Winding down its lengthy UK tour at Curve this week, Crazy For You is publicised as a “high energy, high kicking and gloriously glamorous” production, but unfortunately it feels like anything but.
With music and lyrics penned by the Gershwin brothers, this production stars Tom Chambers as Bobby Child, Claire Sweeney as Irene Roth and Charlotte Wakefield as Polly Baker.
It’s a simple story full of mistaken identities, heartbreak and a happily-ever-after, but what sets Crazy For You apart from other classic musicals of the same genre such as Singing In The Rain and Calamity Jane is the sheer predictability of it. I imagine most could leave during the interval and predict every second of Act Two right down to the corny, anticlimactic end.
Having said that, there are some memorable tunes and the ground around me was actually shaking at times from audience members tapping their feet along to the music. I Got Rhythm, They Can’t Take That Away From Me and Embraceable You are certainly Gershwin classics you’ll be humming all the way home.
Charlotte Wakefield was a charming Polly Baker, and a likeable presence on stage. Polly is a tomboy and the “only girl in the town”, so spends her days batting away unwanted proposals from every man she comes across. That is, until she meets Bobby Child, who eventually sweeps her off her feet and carries her off into the sunset, via a giant flying moon (yes, really).
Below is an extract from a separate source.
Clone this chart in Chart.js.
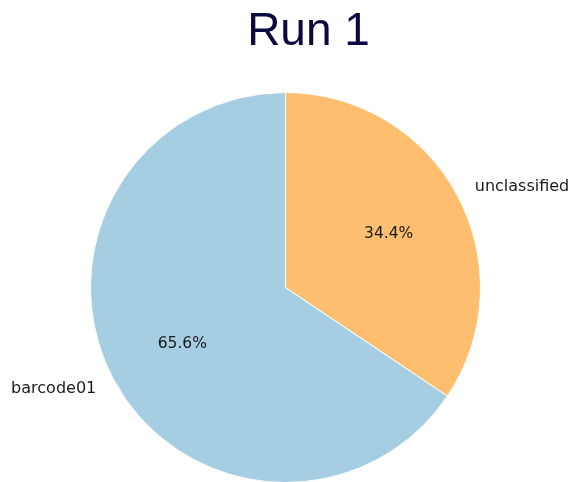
<!DOCTYPE html>
<html>
<head>
<meta charset="utf-8">
<script src="https://cdn.jsdelivr.net/npm/chart.js@4/dist/chart.umd.min.js"></script>
<style>
  html, body { margin: 0; padding: 0; background: #fff; }
  #runChart { display: block; }
</style>
</head>
<body>
<canvas id="runChart" width="569" height="482"></canvas>
<script>
const chartTitle = 'Run 1';
const categories = ['barcode01', 'unclassified'];
const shares = [65.6, 34.4];
const sliceColors = ['#a6cee3', '#fdbf6f'];

// first slice is laid out counter-clockwise from 12 o'clock, so rotate back by its sweep
const firstSweep = shares[0] / shares.reduce((a, b) => a + b, 0) * 360;

const pieLabels = {
    id: 'pieLabels',
    afterDatasetsDraw(chart) {
        const ctx = chart.ctx;
        const meta = chart.getDatasetMeta(0);
        const total = shares.reduce((a, b) => a + b, 0);
        ctx.save();
        ctx.fillStyle = '#1a1a1a';
        ctx.textBaseline = 'middle';
        meta.data.forEach((arc, i) => {
            const { x, y, startAngle, endAngle, outerRadius } = arc.getProps(['x', 'y', 'startAngle', 'endAngle', 'outerRadius'], true);
            const mid = (startAngle + endAngle) / 2;
            const cos = Math.cos(mid), sin = Math.sin(mid);
            // percentage inside the slice
            ctx.font = '15.5px "DejaVu Sans"';
            ctx.textAlign = 'center';
            ctx.fillText((shares[i] / total * 100).toFixed(1) + '%', x + cos * outerRadius * 0.6, y + sin * outerRadius * 0.6 + 1.5);
            // category name outside
            ctx.font = '16px "DejaVu Sans"';
            ctx.textAlign = cos >= 0 ? 'left' : 'right';
            ctx.fillText(categories[i], x + cos * outerRadius * 1.1, y + sin * outerRadius * 1.1 + 0.5);
        });
        ctx.restore();
    }
};

const runTitle = {
    id: 'runTitle',
    afterDraw(chart) {
        const ctx = chart.ctx;
        ctx.save();
        ctx.fillStyle = '#0a0a40';
        ctx.font = '46px "Liberation Sans", Arial, sans-serif';
        ctx.textAlign = 'center';
        ctx.textBaseline = 'alphabetic';
        ctx.fillText(chartTitle, 308.5, 45);
        ctx.restore();
    }
};

new Chart(document.getElementById('runChart'), {
    type: 'pie',
    data: {
        labels: categories,
        datasets: [{
            data: shares,
            backgroundColor: sliceColors,
            borderColor: '#ffffff',
            borderWidth: 1,
            hoverOffset: 0,
            radius: 195
        }]
    },
    options: {
        responsive: false,
        animation: false,
        rotation: -firstSweep,
        layout: { padding: { left: 90, right: 88, top: 93, bottom: 0 } },
        plugins: {
            legend: { display: false },
            tooltip: { enabled: false },
            title: { display: false }
        }
    },
    plugins: [pieLabels, runTitle]
});
</script>
</body>
</html>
I couldn’t warm to Strictly Come Dancing winner, Tom Chambers, as Bobby Child though, and I have seen much better renditions of the part. Although clearly a very talented dancer, Chambers seems to take the character’s surname literally and rather than nailing the slapstick humour, instead just seemed to be overly childish in the part. Clearly inspired by John Cleese, there are a few funny moments but largely he misses the mark and a lot of key comedy timing moments while he’s at it.
Claire Sweeney’s rendition of Irene did grow on me throughout the performance, although I felt she could have played the cast-aside fiancé slightly less over-the-top to make more of an impact.
One aspect of the production I did enjoy, however, is the staging of the ensemble who double up as an on-stage orchestra (aside from the character who apparently learns to skilfully play the double bass in 30 seconds flat).
This is a cast clearly full of very talented actors, singers and dancers but it was evident that this is the end of a long tour and as a result the show feels tired and incredibly underwhelming from the start.